Good news on the climate front can be hard to come by—in Cancun or on Capitol Hill. So here’s something: At least we know, as of last week, that John Shimkus of Illinois won’t be chairman of the powerful House energy and commerce committee. At a subcommittee hearing last year the GOP congressman— a contender for the gavel that will now go to Michigan Republican Fred Upton—invoked the Bible to justify a do-nothing approach to climate change. “Man will not destroy this earth. This earth will not be destroyed by a flood,” the congressman intoned.

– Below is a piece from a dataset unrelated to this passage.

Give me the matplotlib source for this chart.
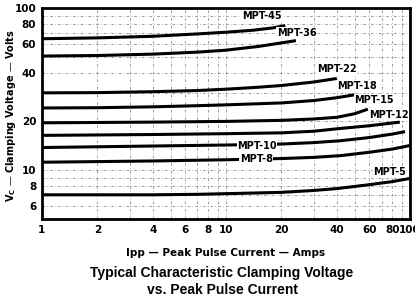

Shimkus’s theology “doesn’t hold water,” says Rev. Richard Cizik, president of the New Evangelical Partnership for the Common Good and former top lobbyist for the National Association of Evangelicals. “Let’s be clear,” he told me, “the idea that we can’t irreparably damage this planet by our actions runs contrary to all that’s taught in the scriptures.”

Cizik, a prominent advocate for climate action, spoke with me as he returned from the U.N. conference in Cancun. At the forefront of a growing evangelical “creation care” movement, he was instrumental in launching the Evangelical Climate Initiative, which turned a lot of heads in February 2006. Originally signed by 86 evangelical leaders—the tally is now more than 350—the ECI states that human-caused climate change is real, that the impact will be felt disproportionately by the world’s poor, and that Christians are called to take action. Pushback was fierce, and it still is. (In late 2008, Cizik’s more conservative brethren used his climate advocacy, along with his shifting position on same-sex unions, to have him ousted from the NAE.)